Амплуа Орлова хотелось бы определить, как амплуа советского Труфальдино.

Его персонажи выходили сухими из болотной топи и невредимыми из огня революции; они изворачивались с каким-то особым простодушием и откровенностью.

Юмор актера искупал некоторое однообразие образов. Юмор делал этот главный образ заразительным, его слова доходчивыми, его действия интригующими.

Талант Орлова — в его органичности, крепкой уверенности, лукавой веселости.

Отрицательные персонажи Зубова возмущали, отрицательные персонажи Орлова вызывают чувство издевки, они скорее смешат, чем заставляют негодовать. Юмор актера разоблачает этих персонажей, смех зрителя уничтожает их окончательно.

Семен Рак («Воздушный пирог»), Отче-Наш («Конец Криворыльска»), Бондарчук («Рост»), Редуткин («Человек с портфелем»), Шайкин («Партбилет») — 99 рвачи, жизнерадостные бездельники, нелепые балагуры. Семен Рак — рассадник микробов приспособленчества и хамелеонства. У него свой пафос паразита, присосавшегося к советской жизни. Семен Рак — Орлов — гнилой гриб, пожелавший вырасти в самом непредвиденном месте. Рака Орлов играл с легкостью и свободой блестящего актера. Но и этот Рак не сделался у Орлова социальным явлением, он оставался своенравной личностью, несколько необычным жанровым портретом, но не больше этого.

Драматург Б. Ромашов не помог актеру усилить и углубить значимость образа, превратить его в социально-обобщенный тип. Без помощи драматурга Орлов был бессилен сделать больше.

100 Стихия Орлова — буффонада. Предельное раскрытие его сценических возможностей достигнуто режиссурой Мейерхольда в «Доходном месте». Юсова Орлов играет чиновником-комедиантом, уменьшающимся в росте при встрече с начальством и восседающим на кресле, как на троне, торжественно и величественно передвигающимся в общении с подчиненными.

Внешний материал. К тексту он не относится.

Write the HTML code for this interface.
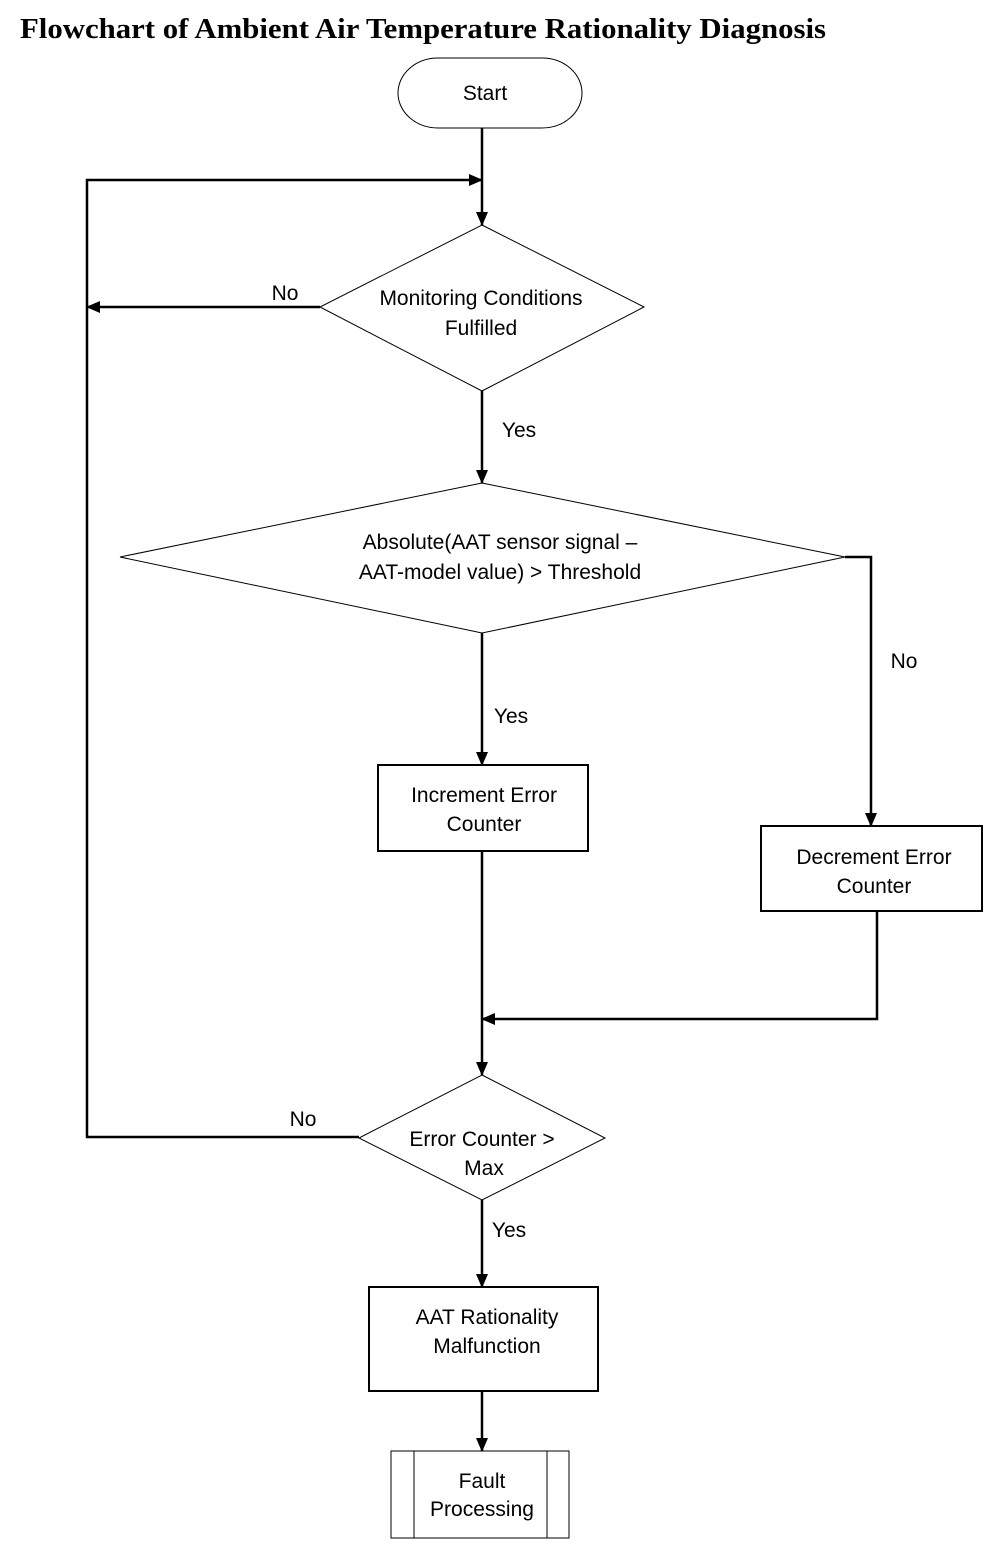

Монологи Юсова — Орлова в публику на притемненном просцениуме, при скупых синих лучах прожектора — целое представление, мистификация гаера. Полутанцевальный проход Юсова с Кукушкиной в ее квартире — уже спектакль. Этими реверансами и кивками плешивой головы чиновника, сперва отказывающегося от угощения, а потом церемонно соглашающегося пройти к столу, сказано многое.

Комик-буфф нашел себя в Юсове. «Доходное место» трактовалось как трагибуффонада.

Традиции площадного зрелища сказались здесь с предельной силой. Орлов — Труфальдино стал чиновничьим Сганарелем. Островский перекликнулся в его образе с Гоголем и, пусть это не покажется невероятным, с Мольером.

Орлов, склонный к реалистической бытовой игре, пришедший в Театр Революции из бытового провинциального театра Синельникова, пройдя влияние школы Вс. Мейерхольда (ГВЫТМ), захотел играть не только бытово, но и патетически. Сатира Орлова над Юсовым патетична яркостью своей гиперболы. Юсовщина — жестокое варварство, не имеющее возврата.

Образ Расплюева, намеченный, но далеко недоработанный Орловым некогда с Вс. Мейерхольдом в «Смерти Тарелкина», помог актеру создать Юсова, разворошить, распахать застывший текст классика.

Алексей Попов открыл в Орлове новую сторону таланта — способность перевести свой бытовой реализм в лирическое звучание.

Мастер плавильного цеха на Златоустовском заводе Степан — изобретатель способа выплавки нержавеющей стали — лирический образ. Лиризм впервые заговорил здесь на новые темы и новой речью. В разрезе этого образа выявляется бессознательный художник, поэт своего заводского дела. Завод — не только место производства, но и лаборатория открытий, основанных на практическом опыте, целый мир живых классовых интересов борьбы за экономическую независимость СССР.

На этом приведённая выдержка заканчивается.